İmece'yle şöyle tanıştım. Eşimle birlikte çalıştığım işyerinden çıkarılmamız sebebiyle haklarımızı öğrenmek ve almak için BATİS'le tanıştık. İşçi okulu olan BATİS'ten çok şey öğrendim. Oradaki yayınları okurken İmece Dergisiyle tanıştım. Hayat Okulu başlıklı yazıyı okudum ve çok etkilendim. İmece gönüllülerinden oluşan bir kadroyla atölye oluşturup mahallede okuma-yazma bilmeyen kadınlara eğitim veriliyordu. Benden yaşça büyük insanların okuma azmi beni çok etkiledi. Ben neden yapmayayım dedim ve aynı gün kaydımı yaptırdım. Şimdi lise 4 dönemindeyim ve çok mutluyum. Bu, kendim için yaptığım bir mücadeleydi. Bu mutluluğuma sebep olan İmece gönüllülerine çok teşekkür ederim.
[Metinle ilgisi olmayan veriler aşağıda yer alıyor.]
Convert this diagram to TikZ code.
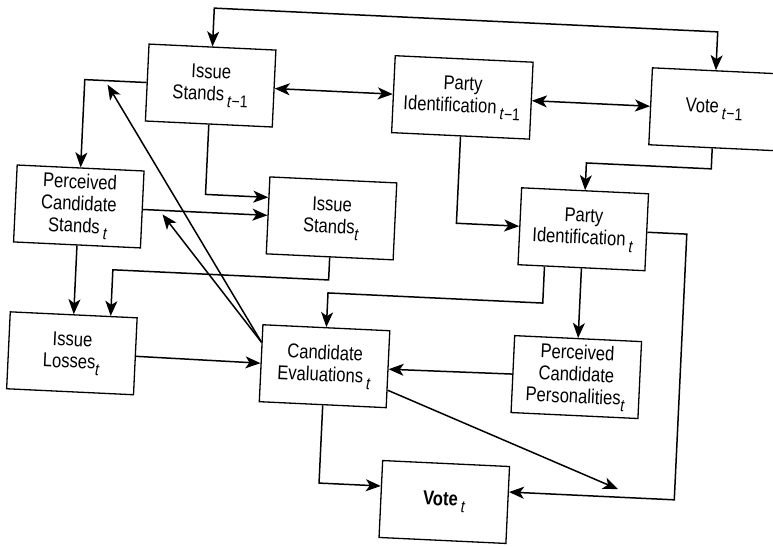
\documentclass[tikz,border=0pt]{standalone}
\usepackage{fontspec}
\setmainfont{Liberation Sans}[FakeStretch=0.83]
\usetikzlibrary{arrows.meta,calc}
\newcommand{\lsub}[1]{\raisebox{-6pt}{\fontsize{17}{17}\selectfont #1}}
\newcommand{\ti}{\textit{t}}
\begin{document}
\begin{tikzpicture}[x=1pt,y=-1pt,
  box/.style={draw, line width=1.3pt, fill=white, minimum width=127pt, minimum height=77pt,
    align=center, inner sep=4pt, font=\fontsize{20}{22}\selectfont},
  conn/.style={line width=1.5pt},
  >={Stealth[length=15pt,width=12pt,inset=4pt]}]
\useasboundingbox (0,0) rectangle (773,546);
\fill[white] (0,0) rectangle (773,546);
\clip (0,0) rectangle (773,546);
\begin{scope}[transform canvas={rotate around={-2.7:(386,273)}}]
% nodes
\node[box] (IS1) at (202,94) {Issue\\Stands\,\lsub{\ti−1}};
\node[box, minimum width=138pt] (PI1) at (454,94) {Party\\Identification\,\lsub{\ti−1}};
\node[box] (V1) at (706,94) {Vote\,\lsub{\ti−1}};
\node[box] (PCS) at (76,221) {Perceived\\Candidate\\Stands\,\lsub{\ti}};
\node[box] (IS) at (329,221) {Issue\\Stands\lsub{\ti}};
\node[box] (PI) at (581,220) {Party\\Identification\,\lsub{\ti}};
\node[box] (IL) at (76,368) {Issue\\Losses\lsub{\ti}};
\node[box] (CE) at (329,369) {Candidate\\Evaluations\,\lsub{\ti}};
\node[box] (PCP) at (581,368) {Perceived\\Candidate\\Personalities\lsub{\ti}};
\node[box] (VT) at (455,499) {\textbf{Vote}\,\lsub{\ti}};
% helper coordinates
\coordinate (topY) at (0,16.5);
\coordinate (ceo) at ($(CE.west)+(0,-21)$);
\coordinate (tipA) at (99,98);
\coordinate (tipB) at (160,225);
\coordinate (tipC) at (628,478);
% connectors
\draw[conn,<->] (IS1.north) -- (IS1.north |- topY) -| (V1.north);
\draw[conn,<->] (IS1.east) -- (PI1.west);
\draw[conn,<->] (PI1.east) -- (V1.west);
\draw[conn,->] (IS1.west) -| (PCS.north);
\draw[conn,->] (IS1.south) |- ($(IS.west)+(0,-18)$);
\draw[conn,->] (PCS.east) -- (IS.west);
\draw[conn,->] (PCS.south) -- (IL.north);
\draw[conn,->] (IS.south) -- ++(0,22.5) -| ($(IL.north)+(37,0)$);
\draw[conn,->] (IL.east) -- (CE.west);
\draw[conn,->] (ceo) -- (tipA);
\draw[conn,->] (ceo) -- (tipB);
\draw[conn,->] (PI1.south) |- (PI.west);
\draw[conn,->] (V1.south) -- ++(0,20.5) -| (PI.north);
\draw[conn,->] ($(PI.south)+(-37,0)$) -- ++(0,36.5) -| (CE.north);
\draw[conn,->] (PI.south) -- (PCP.north);
\draw[conn,->] (PI.east) -- ++(39.5,0) |- ($(VT.east)+(0,-13)$);
\draw[conn,->] (PCP.west) -- (CE.east);
\draw[conn,->] ($(CE.east)+(0,21)$) -- (tipC);
\draw[conn,->] (CE.south) |- ($(VT.west)+(0,-13)$);
\end{scope}
\end{tikzpicture}
\end{document}
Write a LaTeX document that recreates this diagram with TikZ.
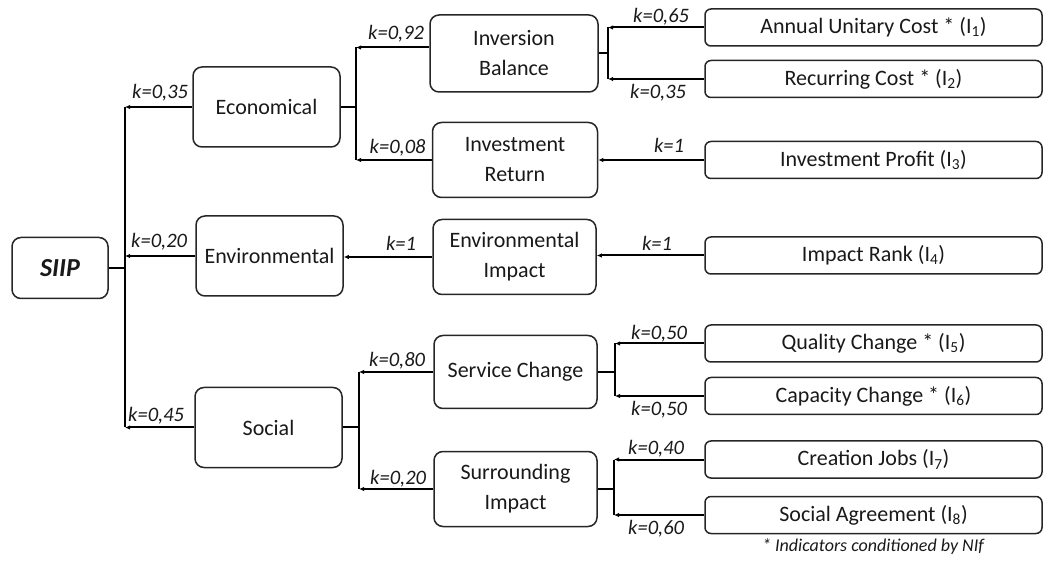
\documentclass[tikz,border=0pt]{standalone}
\usepackage{fontspec}
\setmainfont{Carlito}
\usetikzlibrary{arrows.meta,calc}
\begin{document}
\begin{tikzpicture}[x=1pt,y=-1pt,
  box/.style={draw=black!85, line width=1.5pt, rounded corners=9pt, align=center,
    inner sep=0pt, text=black!90, font=\fontsize{22}{30}\selectfont},
  midbox/.style={box, minimum width=165pt, minimum height=75pt},
  topbox/.style={box, minimum width=147pt, minimum height=80pt},
  leaf/.style={box, rounded corners=6pt, minimum width=337pt, minimum height=37pt,
    font=\fontsize{22}{26}\selectfont},
  link/.style={line width=2pt, black},
  arr/.style={link, -{Latex[length=5pt,width=4.5pt]}},
  wt/.style={inner sep=0pt, text=black!90, font=\fontsize{20.5}{22}\selectfont\itshape},
]
\useasboundingbox (0,0) rectangle (1045,561);

% root and first level
\node[box, minimum width=96pt, minimum height=61pt,
  font=\fontsize{26}{30}\selectfont\bfseries\itshape] (siip) at (60,268) {SIIP};
\node[topbox] (eco) at (266.5,107) {Economical};
\node[topbox] (env) at (269.5,256) {Environmental};
\node[topbox] (soc) at (268.5,427.5) {Social};

% second level
\node[midbox, minimum width=168pt, minimum height=77pt] (ib) at (514,53.5) {Inversion\\Balance};
\node[midbox] (ir) at (515,160) {Investment\\Return};
\node[midbox, minimum width=163pt] (ei) at (514.5,257) {Environmental\\Impact};
\node[midbox, minimum width=163pt, minimum height=73pt] (sc) at (515.5,372) {Service Change};
\node[midbox, minimum width=163pt] (si) at (515.5,489) {Surrounding\\Impact};

% indicators
\node[leaf] (l1) at (873.5,27.5) {Annual Unitary Cost * (I\textsubscript{1})};
\node[leaf] (l2) at (873.5,79) {Recurring Cost * (I\textsubscript{2})};
\node[leaf] (l3) at (873.5,160) {Investment Profit (I\textsubscript{3})};
\node[leaf] (l4) at (873.5,255.5) {Impact Rank (I\textsubscript{4})};
\node[leaf] (l5) at (873.5,343.5) {Quality Change * (I\textsubscript{5})};
\node[leaf] (l6) at (873.5,396) {Capacity Change * (I\textsubscript{6})};
\node[leaf] (l7) at (873.5,459.5) {Creation Jobs (I\textsubscript{7})};
\node[leaf] (l8) at (873.5,515) {Social Agreement (I\textsubscript{8})};

\node[inner sep=0pt, text=black!90, font=\fontsize{18}{20}\selectfont\itshape] (note)
  at (873,547) {* Indicators conditioned by NIf};

% bus lines
\coordinate (tr) at (125,0);
\coordinate (v1) at (356,0);
\coordinate (v2) at (608,0);
\coordinate (v3) at (359,0);
\coordinate (v4) at (615,0);
\coordinate (v5) at (614,0);
\coordinate (ibin) at ($(ib.west)+(0,-6)$);

% SIIP trunk
\draw[link] (siip.east) -- (siip.east -| tr);
\draw[link] (eco.west -| tr) -- (soc.west -| tr);
\draw[arr] (eco.west) -- (eco.west -| tr);
\draw[arr] (env.west) -- (env.west -| tr);
\draw[arr] (soc.west) -- (soc.west -| tr);
\node[wt, anchor=base east] (k1) at ($(eco.west)+(-4,-8)$) {k=0,35};
\node[wt, anchor=base east] (k2) at ($(env.west)+(-8,-8)$) {k=0,20};
\node[wt, anchor=base east] (k3) at ($(soc.west)+(-10,-6)$) {k=0,45};

% economical branch
\draw[link] (eco.east) -- (eco.east -| v1);
\draw[link] (ibin -| v1) -- (ir.west -| v1);
\draw[arr] (ibin) -- (ibin -| v1);
\draw[arr] (ir.west) -- (ir.west -| v1);
\node[wt, anchor=base east] (k4) at ($(ibin)+(-5,-8)$) {k=0,92};
\node[wt, anchor=base east] (k5) at ($(ir.west)+(-6,-6)$) {k=0,08};

\draw[link] (ib.east) -- (ib.east -| v2);
\draw[link] (l1.west -| v2) -- (l2.west -| v2);
\draw[arr] (l1.west) -- (l1.west -| v2);
\draw[arr] (l2.west) -- (l2.west -| v2);
\node[wt, anchor=base east] (k6) at ($(l1.west)+(-15,-5)$) {k=0,65};
\node[wt, anchor=base east] (k7) at ($(l2.west)+(-18,20)$) {k=0,35};

\draw[arr] (l3.west) -- (l3.west -| ir.east);
\node[wt, anchor=base east] (k8) at ($(l3.west)+(-20,-7)$) {k=1};

% environmental branch
\draw[arr] (l4.west) -- (l4.west -| ei.east);
\node[wt, anchor=base east] (k9) at ($(l4.west)+(-32,-5)$) {k=1};
\draw[arr] (ei.west) -- (ei.west -| env.east);
\node[wt, anchor=base east] (k10) at ($(ei.west)+(-16,-6)$) {k=1};

% social branch
\draw[link] (soc.east) -- (soc.east -| v3);
\draw[link] (sc.west -| v3) -- (si.west -| v3);
\draw[arr] (sc.west) -- (sc.west -| v3);
\draw[arr] (si.west) -- (si.west -| v3);
\node[wt, anchor=base east] (k11) at ($(sc.west)+(-8,-5)$) {k=0,80};
\node[wt, anchor=base east] (k12) at ($(si.west)+(-7,-5)$) {k=0,20};

\draw[link] (sc.east) -- (sc.east -| v4);
\draw[link] (l5.west -| v4) -- (l6.west -| v4);
\draw[arr] (l5.west) -- (l5.west -| v4);
\draw[arr] (l6.west) -- (l6.west -| v4);
\node[wt, anchor=base east] (k13) at ($(l5.west)+(-17,-4)$) {k=0,50};
\node[wt, anchor=base east] (k14) at ($(l6.west)+(-17,20)$) {k=0,50};

\draw[link] (si.east) -- (si.east -| v5);
\draw[link] (l7.west -| v5) -- (l8.west -| v5);
\draw[arr] (l7.west) -- (l7.west -| v5);
\draw[arr] (l8.west) -- (l8.west -| v5);
\node[wt, anchor=base east] (k15) at ($(l7.west)+(-20,-5)$) {k=0,40};
\node[wt, anchor=base east] (k16) at ($(l8.west)+(-20,19)$) {k=0,60};
\end{tikzpicture}
\end{document}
İmece'yle tanıştıktan sonra hayata bakış açım değişti. Kendim için yapmadığım ve ertelediğim o kadar çok şey vardı ki, bunun farkına vardım. Kendimi daha çok önemsemeye başladım. İnsan bastırılmış duygularla yaşanmamalı çünkü huzursuz, mutsuz bir yaşam içinde buluyor kendini. İmece'yle tanıştıktan sonra farkındalığım arttı. Soruyor, sorguluyor, araştırıyor, daha önce bildiğim şeylerin aslında bilmediklerim olduğunu fark ediyordum. Bunlar benim kendi içimde yaşadığım, beni mutlu eden duygulardı. Tekrar teşekkürler.
Kadınlar nasıl özgürleşir?
Kadınlar, birey olarak kendi kendinin farkına vardığında, ne isteyip ne istemediğini sorguladığında bence özgürleşmeye başlamıştır. Zaten arkası çorap söküğü gibi gelir. Kadınlar hem evde, hem işte çalışan bireyler olarak erkeklere göre kat kat fazladır yüklendikleri misyon. Kadın önce iyi bir evlat, sonra iyi bir eş, sonra da iyi bir anne olmak için paylaşılması gereken hayat yükünü tek başına yüklenir. Tüm bu sorumluluklardan sonra kadının kendisi olabilme şansı kalmamaktadır. Bu sömürü düzeninde, hayatta kalabilmek için çok zor şartlarda çalışan kadınlar var. Yitip giden hayatlar da çok fazla. Temizlik işçisi kadınlar, güvencesiz, kayıtdışı çalışan kadınlar.
Her gün aynı işleri iki kez yapmak zorunda kalan, çocuklarına daha iyi bir gelecek sunabilmek için kendi canından olan kadınlar. Kadınlar artık bu düzen değişmeli, değişecek diyerek birleşmeli, örgütlenmeli, isyan etmeli. Görünmez olan emeğimizi görünür kılmak için var gücümüzle mücadele etmeliyiz.